America is a Johnny Come Lately when it comes to cruel, wicked, frightening, and downright evil Christmas legends. Europeans have been at it for almost two millennium, and they have come up with more ways to frighten kids into behaving before the holidays than you could ever imagine.
On this side of the pond, parents resort to the usual “naughty or nice” warning and might even hint that Santa will not leave everything the kids want this holiday if they don’t behave. In the United States, the most extreme tale of Christmas woe we heard this year was one politically motivated department store Santa who gave a lecture on gun control to kids who asked for a toy pistol or rifle following the terrible tragedy in Newtown, Connecticut.
But in Europe, parents, religious figures, village elders, and children’s authors have been frightening the heck out of kids since time immemorial with tales that would ruin a good night’s sleep for a seasoned veteran of horror movies. Even if you have watched every single sequel to Friday The 13th, Nightmare on Elm Street, and Halloween ten times each, Krampus or Gryla will scare you into insomnia
Although it makes absolutely no sense to most sane human beings, poop and bowl movements seem to play a major role in two of the most unusual Christmas legends we have ever come across. From Catalonia comes the legend of The Caganer, based on the ancient tale of the evil man who has the bad taste to move his bowels while Christ was being born. He is graphically depicted as a peasant in a red hat, trousers to his knees, getting ready to go to the bathroom. When the city of Barcelona tried to join the 21st century in 2005 and ban The Caganer, riots ensued and the festival in his honor was restored.
Another strange Spanish Christmas legend is Tio de Nadal, the log that literally poops out gifts including nuts and dried fruit. Rumor has it that if you place the log on the fire and children sing the Tio de Nadal song, the burning yule log will give more useful presents. Here is a verse of the song, translated to English, just in case you are inclined to give this a try over the holidays.
Poop Log, poop turron
Hazelnuts and cottage cheese.
If you don’t poop well,
I’ll hit you with a stick,
Leaving the world of bathroom humor behind us, we continue our journey to encounter trolls, demons, witches, and imps who are quite happy to eat bad little boys and girls on Christmas Eve. Austria gave us Krampus, a beast like monster who accompanies jolly Saint Nick on his rounds. Krampus has a wonderful job.
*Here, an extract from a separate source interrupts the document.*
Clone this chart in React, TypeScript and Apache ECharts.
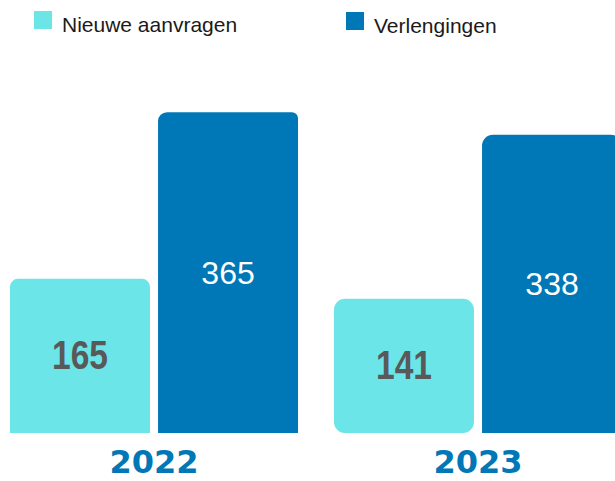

He grabs any boy or girl who is bad and flings them straight into the pit of hell. Occasionally, he might save an especially plump youngster and eat him or her later.
Austrian kid are often spared a visits by Krampus because they may have already met up with Perchta on any of the traditional 12 nights that precede Christmas. Instead of flinging the misbehaving children to hell, Perchta has found a kinder and gentler way to deal with miscreants. She merely slits open the youngster’s belly and leaves the child to bleed to death.
Iceland is not quite Europe, but the country was settled by Europeans who brought their legends with them, including one nice old giantess named Grýla. She has a taste, literally, for naughty children, and, on Christmas, she just might pay a visit to an unlucky kid’s home and have the little tyke for a meal, preferably alive, kicking and raw.
From Germany comes Knecht Ruprecht, which translates to Farmhand Rupert or Servant Rupert. This delightful gentleman accompanies Santa on his yuletide journey, carrying a large bag of ashes. When the dynamic due encounters a bad boy or girl, good old Rupert gives the unlucky child a sound beating with his bag of ashes.
Rounding out the litany of strange European Christmas legends, we have a gaggle of witches, demons, imps, trolls, and other foul creatures who delight in beating children with sticks and brooms, stealing their presents, and tickling them mercilessly until the child is gasping for breath and pouring out the tears.
One might wonder why parents, priests, and town elders felt the need to tell tales like this to children in the first place. While we do understand the roots of fear during the dark ages, the Inquisition, and when the plague ravaged Europe, cruelty to children is inexcusable. Hopefully, these tales are now quaint legends to amuse adults and historians. It would be a shame if they were still in use today. That being said, we wish everyone a much kinder, gentler Christmas in 2012. Now, I must leave at once, my oldest child just used a stun gun on a guy named Krampus.